**WRITTEN INSTRUCTION**: Reproduce the listing below exactly. Pictures do not belong in the copy.

**DATA**:

-*-*-

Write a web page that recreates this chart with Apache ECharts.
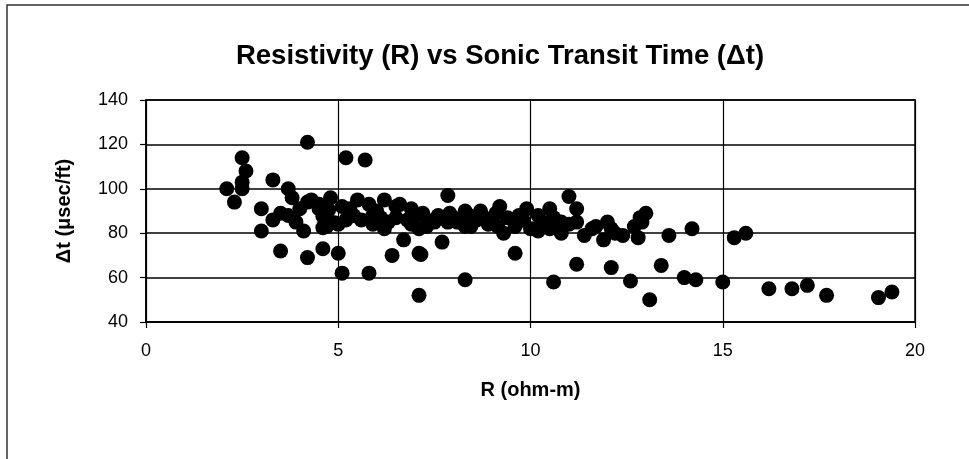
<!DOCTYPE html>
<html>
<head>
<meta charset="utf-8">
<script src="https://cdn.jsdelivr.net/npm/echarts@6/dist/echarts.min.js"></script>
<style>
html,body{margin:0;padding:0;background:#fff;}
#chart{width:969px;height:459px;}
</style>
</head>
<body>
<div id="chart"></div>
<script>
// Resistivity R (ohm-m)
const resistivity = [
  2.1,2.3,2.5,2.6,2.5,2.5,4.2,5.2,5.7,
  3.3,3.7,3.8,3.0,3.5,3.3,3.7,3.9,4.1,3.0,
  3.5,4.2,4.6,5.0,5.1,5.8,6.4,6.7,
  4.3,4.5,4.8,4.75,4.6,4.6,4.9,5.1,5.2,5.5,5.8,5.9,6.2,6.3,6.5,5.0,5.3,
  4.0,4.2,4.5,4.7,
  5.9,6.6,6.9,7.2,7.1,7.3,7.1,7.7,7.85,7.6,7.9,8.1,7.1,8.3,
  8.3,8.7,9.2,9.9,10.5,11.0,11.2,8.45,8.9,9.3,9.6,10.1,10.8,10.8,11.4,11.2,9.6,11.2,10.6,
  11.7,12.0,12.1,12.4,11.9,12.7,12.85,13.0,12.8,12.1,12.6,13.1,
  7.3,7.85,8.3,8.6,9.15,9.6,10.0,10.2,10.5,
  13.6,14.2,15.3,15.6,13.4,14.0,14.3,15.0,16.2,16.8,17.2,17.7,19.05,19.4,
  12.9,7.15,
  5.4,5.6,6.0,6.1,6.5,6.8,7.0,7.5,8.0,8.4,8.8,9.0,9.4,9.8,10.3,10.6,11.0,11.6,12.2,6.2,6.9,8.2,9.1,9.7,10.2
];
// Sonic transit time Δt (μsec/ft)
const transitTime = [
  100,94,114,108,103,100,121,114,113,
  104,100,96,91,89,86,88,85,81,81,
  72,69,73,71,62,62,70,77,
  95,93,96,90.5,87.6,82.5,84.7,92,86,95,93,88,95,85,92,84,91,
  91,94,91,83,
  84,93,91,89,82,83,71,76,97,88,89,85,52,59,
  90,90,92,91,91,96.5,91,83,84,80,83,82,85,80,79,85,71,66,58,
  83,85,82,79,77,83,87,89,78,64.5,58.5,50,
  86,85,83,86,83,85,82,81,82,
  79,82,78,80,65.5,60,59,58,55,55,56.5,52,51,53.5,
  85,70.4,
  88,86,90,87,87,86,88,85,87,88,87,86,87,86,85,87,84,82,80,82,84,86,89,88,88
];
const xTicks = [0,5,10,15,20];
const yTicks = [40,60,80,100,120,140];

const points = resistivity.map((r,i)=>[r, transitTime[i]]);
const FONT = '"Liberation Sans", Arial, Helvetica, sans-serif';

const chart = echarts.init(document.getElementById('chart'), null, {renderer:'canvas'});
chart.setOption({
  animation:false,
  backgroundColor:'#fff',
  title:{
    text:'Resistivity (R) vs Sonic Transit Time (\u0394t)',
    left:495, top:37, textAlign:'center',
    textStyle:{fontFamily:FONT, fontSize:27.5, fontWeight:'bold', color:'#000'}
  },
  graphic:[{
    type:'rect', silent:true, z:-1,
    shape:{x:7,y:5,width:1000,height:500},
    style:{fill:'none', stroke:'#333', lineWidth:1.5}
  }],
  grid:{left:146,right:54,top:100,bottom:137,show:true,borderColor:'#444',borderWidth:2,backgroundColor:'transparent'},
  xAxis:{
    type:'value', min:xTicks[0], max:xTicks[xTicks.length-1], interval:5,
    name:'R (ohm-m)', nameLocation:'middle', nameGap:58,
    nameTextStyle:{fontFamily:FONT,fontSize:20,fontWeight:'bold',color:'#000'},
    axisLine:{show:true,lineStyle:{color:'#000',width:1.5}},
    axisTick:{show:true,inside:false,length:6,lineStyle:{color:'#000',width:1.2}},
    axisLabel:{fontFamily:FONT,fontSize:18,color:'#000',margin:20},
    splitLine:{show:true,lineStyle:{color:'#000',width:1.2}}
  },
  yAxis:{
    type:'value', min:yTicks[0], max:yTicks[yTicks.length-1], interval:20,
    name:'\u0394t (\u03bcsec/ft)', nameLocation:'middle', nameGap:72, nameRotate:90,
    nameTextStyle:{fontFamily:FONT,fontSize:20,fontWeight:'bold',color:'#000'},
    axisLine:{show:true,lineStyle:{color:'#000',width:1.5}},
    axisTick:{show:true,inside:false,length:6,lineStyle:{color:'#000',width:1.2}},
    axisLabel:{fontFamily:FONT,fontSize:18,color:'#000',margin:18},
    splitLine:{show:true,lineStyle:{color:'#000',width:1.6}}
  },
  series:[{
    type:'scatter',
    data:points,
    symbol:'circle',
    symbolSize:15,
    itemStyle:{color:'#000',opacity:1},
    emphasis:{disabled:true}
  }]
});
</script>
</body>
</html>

-*-*-

**OUTPUT OF THE TASK**:
Write a web page that recreates this chart with Apache ECharts.
<!DOCTYPE html>
<html>
<head>
<meta charset="utf-8">
<script src="https://cdn.jsdelivr.net/npm/echarts@6/dist/echarts.min.js"></script>
<style>
html,body{margin:0;padding:0;background:#fff;}
#chart{width:969px;height:459px;}
</style>
</head>
<body>
<div id="chart"></div>
<script>
// Resistivity R (ohm-m)
const resistivity = [
  2.1,2.3,2.5,2.6,2.5,2.5,4.2,5.2,5.7,
  3.3,3.7,3.8,3.0,3.5,3.3,3.7,3.9,4.1,3.0,
  3.5,4.2,4.6,5.0,5.1,5.8,6.4,6.7,
  4.3,4.5,4.8,4.75,4.6,4.6,4.9,5.1,5.2,5.5,5.8,5.9,6.2,6.3,6.5,5.0,5.3,
  4.0,4.2,4.5,4.7,
  5.9,6.6,6.9,7.2,7.1,7.3,7.1,7.7,7.85,7.6,7.9,8.1,7.1,8.3,
  8.3,8.7,9.2,9.9,10.5,11.0,11.2,8.45,8.9,9.3,9.6,10.1,10.8,10.8,11.4,11.2,9.6,11.2,10.6,
  11.7,12.0,12.1,12.4,11.9,12.7,12.85,13.0,12.8,12.1,12.6,13.1,
  7.3,7.85,8.3,8.6,9.15,9.6,10.0,10.2,10.5,
  13.6,14.2,15.3,15.6,13.4,14.0,14.3,15.0,16.2,16.8,17.2,17.7,19.05,19.4,
  12.9,7.15,
  5.4,5.6,6.0,6.1,6.5,6.8,7.0,7.5,8.0,8.4,8.8,9.0,9.4,9.8,10.3,10.6,11.0,11.6,12.2,6.2,6.9,8.2,9.1,9.7,10.2
];
// Sonic transit time Δt (μsec/ft)
const transitTime = [
  100,94,114,108,103,100,121,114,113,
  104,100,96,91,89,86,88,85,81,81,
  72,69,73,71,62,62,70,77,
  95,93,96,90.5,87.6,82.5,84.7,92,86,95,93,88,95,85,92,84,91,
  91,94,91,83,
  84,93,91,89,82,83,71,76,97,88,89,85,52,59,
  90,90,92,91,91,96.5,91,83,84,80,83,82,85,80,79,85,71,66,58,
  83,85,82,79,77,83,87,89,78,64.5,58.5,50,
  86,85,83,86,83,85,82,81,82,
  79,82,78,80,65.5,60,59,58,55,55,56.5,52,51,53.5,
  85,70.4,
  88,86,90,87,87,86,88,85,87,88,87,86,87,86,85,87,84,82,80,82,84,86,89,88,88
];
const xTicks = [0,5,10,15,20];
const yTicks = [40,60,80,100,120,140];

const points = resistivity.map((r,i)=>[r, transitTime[i]]);
const FONT = '"Liberation Sans", Arial, Helvetica, sans-serif';

const chart = echarts.init(document.getElementById('chart'), null, {renderer:'canvas'});
chart.setOption({
  animation:false,
  backgroundColor:'#fff',
  title:{
    text:'Resistivity (R) vs Sonic Transit Time (\u0394t)',
    left:495, top:37, textAlign:'center',
    textStyle:{fontFamily:FONT, fontSize:27.5, fontWeight:'bold', color:'#000'}
  },
  graphic:[{
    type:'rect', silent:true, z:-1,
    shape:{x:7,y:5,width:1000,height:500},
    style:{fill:'none', stroke:'#333', lineWidth:1.5}
  }],
  grid:{left:146,right:54,top:100,bottom:137,show:true,borderColor:'#444',borderWidth:2,backgroundColor:'transparent'},
  xAxis:{
    type:'value', min:xTicks[0], max:xTicks[xTicks.length-1], interval:5,
    name:'R (ohm-m)', nameLocation:'middle', nameGap:58,
    nameTextStyle:{fontFamily:FONT,fontSize:20,fontWeight:'bold',color:'#000'},
    axisLine:{show:true,lineStyle:{color:'#000',width:1.5}},
    axisTick:{show:true,inside:false,length:6,lineStyle:{color:'#000',width:1.2}},
    axisLabel:{fontFamily:FONT,fontSize:18,color:'#000',margin:20},
    splitLine:{show:true,lineStyle:{color:'#000',width:1.2}}
  },
  yAxis:{
    type:'value', min:yTicks[0], max:yTicks[yTicks.length-1], interval:20,
    name:'\u0394t (\u03bcsec/ft)', nameLocation:'middle', nameGap:72, nameRotate:90,
    nameTextStyle:{fontFamily:FONT,fontSize:20,fontWeight:'bold',color:'#000'},
    axisLine:{show:true,lineStyle:{color:'#000',width:1.5}},
    axisTick:{show:true,inside:false,length:6,lineStyle:{color:'#000',width:1.2}},
    axisLabel:{fontFamily:FONT,fontSize:18,color:'#000',margin:18},
    splitLine:{show:true,lineStyle:{color:'#000',width:1.6}}
  },
  series:[{
    type:'scatter',
    data:points,
    symbol:'circle',
    symbolSize:15,
    itemStyle:{color:'#000',opacity:1},
    emphasis:{disabled:true}
  }]
});
</script>
</body>
</html>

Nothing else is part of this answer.